[SOURCE DATA start]

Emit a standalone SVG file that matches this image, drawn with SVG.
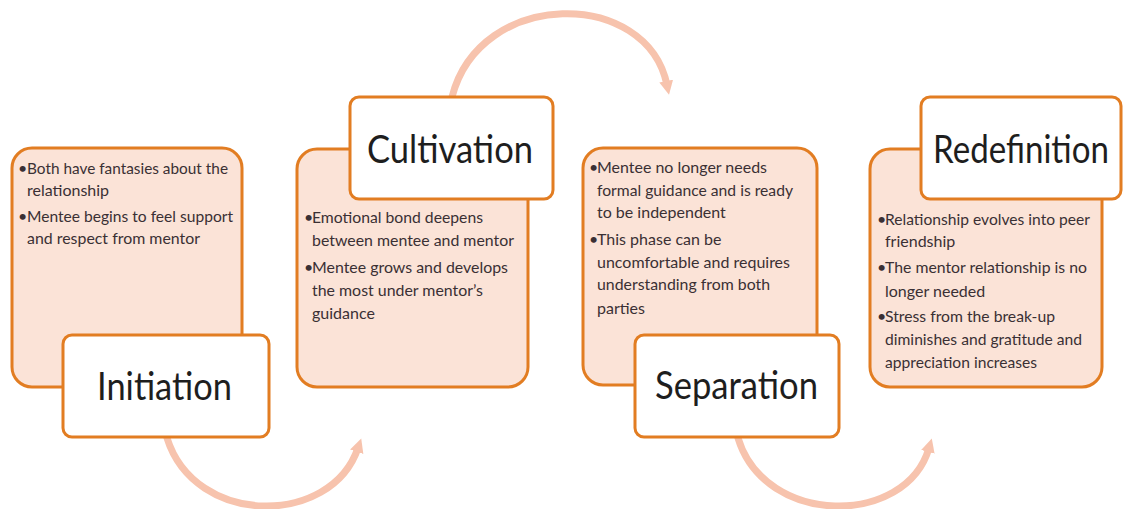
<svg xmlns="http://www.w3.org/2000/svg" width="1123" height="509" viewBox="0 0 1123 509">
  <style>
    .body { fill: #fbe3d7; stroke: #e27d22; stroke-width: 3; }
    .title { fill: #ffffff; stroke: #e27d22; stroke-width: 3; }
    .ttl { font-family: Lato, "Liberation Sans", sans-serif; font-size: 38px; fill: #1e1e1e; }
    .txt { font-family: Lato, "Liberation Sans", sans-serif; font-size: 16px; fill: #3a3034; }
    .flow { fill: none; stroke: #f7c3ad; stroke-width: 7; stroke-linecap: round; }
  </style>
  <defs>
    <marker id="head" markerUnits="userSpaceOnUse" markerWidth="18" markerHeight="18" refX="4" refY="8" orient="auto">
      <path d="M0,1 L14,8 L0,15 Z" fill="#f7c3ad"/>
    </marker>
  </defs>
  <rect width="1123" height="509" fill="#ffffff"/>

  <!-- curved flow arrows between stages -->
  <g id="connectors">
    <path class="flow" d="M167,438 C195,527 331,527 358,448" marker-end="url(#head)"/>
    <path class="flow" d="M452,97 C480,-12 647,-12 667,85" marker-end="url(#head)"/>
    <path class="flow" d="M738,438 C765,527 906,527 929,448" marker-end="url(#head)"/>
  </g>

  <!-- stage 1 -->
  <g id="initiation">
    <rect class="body" x="12" y="148" width="230" height="239" rx="20"/>
    <text class="txt" x="18" y="174">•</text>
    <text class="txt" x="27" y="174" textLength="201" lengthAdjust="spacingAndGlyphs">Both have fantasies about the</text>
    <text class="txt" x="27" y="196">relationship</text>
    <text class="txt" x="18" y="222">•</text>
    <text class="txt" x="27" y="222" textLength="206" lengthAdjust="spacingAndGlyphs">Mentee begins to feel support</text>
    <text class="txt" x="27" y="244" textLength="173" lengthAdjust="spacingAndGlyphs">and respect from  mentor</text>
    <rect class="title" x="63" y="335" width="206" height="102" rx="9"/>
    <text class="ttl" x="97" y="400" textLength="135" lengthAdjust="spacingAndGlyphs">Initiation</text>
  </g>

  <!-- stage 2 -->
  <g id="cultivation">
    <rect class="body" x="297" y="149" width="231" height="238" rx="20"/>
    <text class="txt" x="304" y="223">•</text>
    <text class="txt" x="312" y="223" textLength="171" lengthAdjust="spacingAndGlyphs">Emotional bond deepens</text>
    <text class="txt" x="312" y="246" textLength="202" lengthAdjust="spacingAndGlyphs">between mentee and mentor</text>
    <text class="txt" x="304" y="273">•</text>
    <text class="txt" x="312" y="273" textLength="196" lengthAdjust="spacingAndGlyphs">Mentee grows and develops</text>
    <text class="txt" x="312" y="296" textLength="171" lengthAdjust="spacingAndGlyphs">the most under mentor’s</text>
    <text class="txt" x="312" y="319">guidance</text>
    <rect class="title" x="350" y="97" width="203" height="102" rx="9"/>
    <text class="ttl" x="367" y="163" textLength="166" lengthAdjust="spacingAndGlyphs">Cultivation</text>
  </g>

  <!-- stage 3 -->
  <g id="separation">
    <rect class="body" x="583" y="148" width="234" height="237" rx="20"/>
    <text class="txt" x="589" y="173">•</text>
    <text class="txt" x="597" y="173" textLength="170" lengthAdjust="spacingAndGlyphs">Mentee no longer needs</text>
    <text class="txt" x="597" y="196" textLength="196" lengthAdjust="spacingAndGlyphs">formal guidance and is ready</text>
    <text class="txt" x="597" y="218">to be independent</text>
    <text class="txt" x="589" y="245">•</text>
    <text class="txt" x="597" y="245">This phase can be</text>
    <text class="txt" x="597" y="268" textLength="193" lengthAdjust="spacingAndGlyphs">uncomfortable and requires</text>
    <text class="txt" x="597" y="290" textLength="173" lengthAdjust="spacingAndGlyphs">understanding from both</text>
    <text class="txt" x="597" y="314">parties</text>
    <rect class="title" x="635" y="335" width="204" height="102" rx="9"/>
    <text class="ttl" x="655" y="399" textLength="163" lengthAdjust="spacingAndGlyphs">Separation</text>
  </g>

  <!-- stage 4 -->
  <g id="redefinition">
    <rect class="body" x="870" y="149" width="232" height="238" rx="20"/>
    <text class="txt" x="877" y="225">•</text>
    <text class="txt" x="885" y="225" textLength="205" lengthAdjust="spacingAndGlyphs">Relationship evolves into peer</text>
    <text class="txt" x="885" y="247">friendship</text>
    <text class="txt" x="877" y="273">•</text>
    <text class="txt" x="885" y="273" textLength="202" lengthAdjust="spacingAndGlyphs">The mentor relationship is no</text>
    <text class="txt" x="885" y="297">longer needed</text>
    <text class="txt" x="877" y="322">•</text>
    <text class="txt" x="885" y="322" textLength="170" lengthAdjust="spacingAndGlyphs">Stress from the break-up</text>
    <text class="txt" x="885" y="345" textLength="197" lengthAdjust="spacingAndGlyphs">diminishes and gratitude and</text>
    <text class="txt" x="885" y="368" textLength="152" lengthAdjust="spacingAndGlyphs">appreciation increases</text>
    <rect class="title" x="921" y="97" width="200" height="102" rx="9"/>
    <text class="ttl" x="933" y="163" textLength="176" lengthAdjust="spacingAndGlyphs">Redefinition</text>
  </g>
</svg>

[SOURCE DATA end]

Copy the data exactly. Any picture it contains is to be omitted.

Emit a standalone SVG file that matches this image, drawn with SVG.
<svg xmlns="http://www.w3.org/2000/svg" width="1123" height="509" viewBox="0 0 1123 509">
  <style>
    .body { fill: #fbe3d7; stroke: #e27d22; stroke-width: 3; }
    .title { fill: #ffffff; stroke: #e27d22; stroke-width: 3; }
    .ttl { font-family: Lato, "Liberation Sans", sans-serif; font-size: 38px; fill: #1e1e1e; }
    .txt { font-family: Lato, "Liberation Sans", sans-serif; font-size: 16px; fill: #3a3034; }
    .flow { fill: none; stroke: #f7c3ad; stroke-width: 7; stroke-linecap: round; }
  </style>
  <defs>
    <marker id="head" markerUnits="userSpaceOnUse" markerWidth="18" markerHeight="18" refX="4" refY="8" orient="auto">
      <path d="M0,1 L14,8 L0,15 Z" fill="#f7c3ad"/>
    </marker>
  </defs>
  <rect width="1123" height="509" fill="#ffffff"/>

  <!-- curved flow arrows between stages -->
  <g id="connectors">
    <path class="flow" d="M167,438 C195,527 331,527 358,448" marker-end="url(#head)"/>
    <path class="flow" d="M452,97 C480,-12 647,-12 667,85" marker-end="url(#head)"/>
    <path class="flow" d="M738,438 C765,527 906,527 929,448" marker-end="url(#head)"/>
  </g>

  <!-- stage 1 -->
  <g id="initiation">
    <rect class="body" x="12" y="148" width="230" height="239" rx="20"/>
    <text class="txt" x="18" y="174">•</text>
    <text class="txt" x="27" y="174" textLength="201" lengthAdjust="spacingAndGlyphs">Both have fantasies about the</text>
    <text class="txt" x="27" y="196">relationship</text>
    <text class="txt" x="18" y="222">•</text>
    <text class="txt" x="27" y="222" textLength="206" lengthAdjust="spacingAndGlyphs">Mentee begins to feel support</text>
    <text class="txt" x="27" y="244" textLength="173" lengthAdjust="spacingAndGlyphs">and respect from  mentor</text>
    <rect class="title" x="63" y="335" width="206" height="102" rx="9"/>
    <text class="ttl" x="97" y="400" textLength="135" lengthAdjust="spacingAndGlyphs">Initiation</text>
  </g>

  <!-- stage 2 -->
  <g id="cultivation">
    <rect class="body" x="297" y="149" width="231" height="238" rx="20"/>
    <text class="txt" x="304" y="223">•</text>
    <text class="txt" x="312" y="223" textLength="171" lengthAdjust="spacingAndGlyphs">Emotional bond deepens</text>
    <text class="txt" x="312" y="246" textLength="202" lengthAdjust="spacingAndGlyphs">between mentee and mentor</text>
    <text class="txt" x="304" y="273">•</text>
    <text class="txt" x="312" y="273" textLength="196" lengthAdjust="spacingAndGlyphs">Mentee grows and develops</text>
    <text class="txt" x="312" y="296" textLength="171" lengthAdjust="spacingAndGlyphs">the most under mentor’s</text>
    <text class="txt" x="312" y="319">guidance</text>
    <rect class="title" x="350" y="97" width="203" height="102" rx="9"/>
    <text class="ttl" x="367" y="163" textLength="166" lengthAdjust="spacingAndGlyphs">Cultivation</text>
  </g>

  <!-- stage 3 -->
  <g id="separation">
    <rect class="body" x="583" y="148" width="234" height="237" rx="20"/>
    <text class="txt" x="589" y="173">•</text>
    <text class="txt" x="597" y="173" textLength="170" lengthAdjust="spacingAndGlyphs">Mentee no longer needs</text>
    <text class="txt" x="597" y="196" textLength="196" lengthAdjust="spacingAndGlyphs">formal guidance and is ready</text>
    <text class="txt" x="597" y="218">to be independent</text>
    <text class="txt" x="589" y="245">•</text>
    <text class="txt" x="597" y="245">This phase can be</text>
    <text class="txt" x="597" y="268" textLength="193" lengthAdjust="spacingAndGlyphs">uncomfortable and requires</text>
    <text class="txt" x="597" y="290" textLength="173" lengthAdjust="spacingAndGlyphs">understanding from both</text>
    <text class="txt" x="597" y="314">parties</text>
    <rect class="title" x="635" y="335" width="204" height="102" rx="9"/>
    <text class="ttl" x="655" y="399" textLength="163" lengthAdjust="spacingAndGlyphs">Separation</text>
  </g>

  <!-- stage 4 -->
  <g id="redefinition">
    <rect class="body" x="870" y="149" width="232" height="238" rx="20"/>
    <text class="txt" x="877" y="225">•</text>
    <text class="txt" x="885" y="225" textLength="205" lengthAdjust="spacingAndGlyphs">Relationship evolves into peer</text>
    <text class="txt" x="885" y="247">friendship</text>
    <text class="txt" x="877" y="273">•</text>
    <text class="txt" x="885" y="273" textLength="202" lengthAdjust="spacingAndGlyphs">The mentor relationship is no</text>
    <text class="txt" x="885" y="297">longer needed</text>
    <text class="txt" x="877" y="322">•</text>
    <text class="txt" x="885" y="322" textLength="170" lengthAdjust="spacingAndGlyphs">Stress from the break-up</text>
    <text class="txt" x="885" y="345" textLength="197" lengthAdjust="spacingAndGlyphs">diminishes and gratitude and</text>
    <text class="txt" x="885" y="368" textLength="152" lengthAdjust="spacingAndGlyphs">appreciation increases</text>
    <rect class="title" x="921" y="97" width="200" height="102" rx="9"/>
    <text class="ttl" x="933" y="163" textLength="176" lengthAdjust="spacingAndGlyphs">Redefinition</text>
  </g>
</svg>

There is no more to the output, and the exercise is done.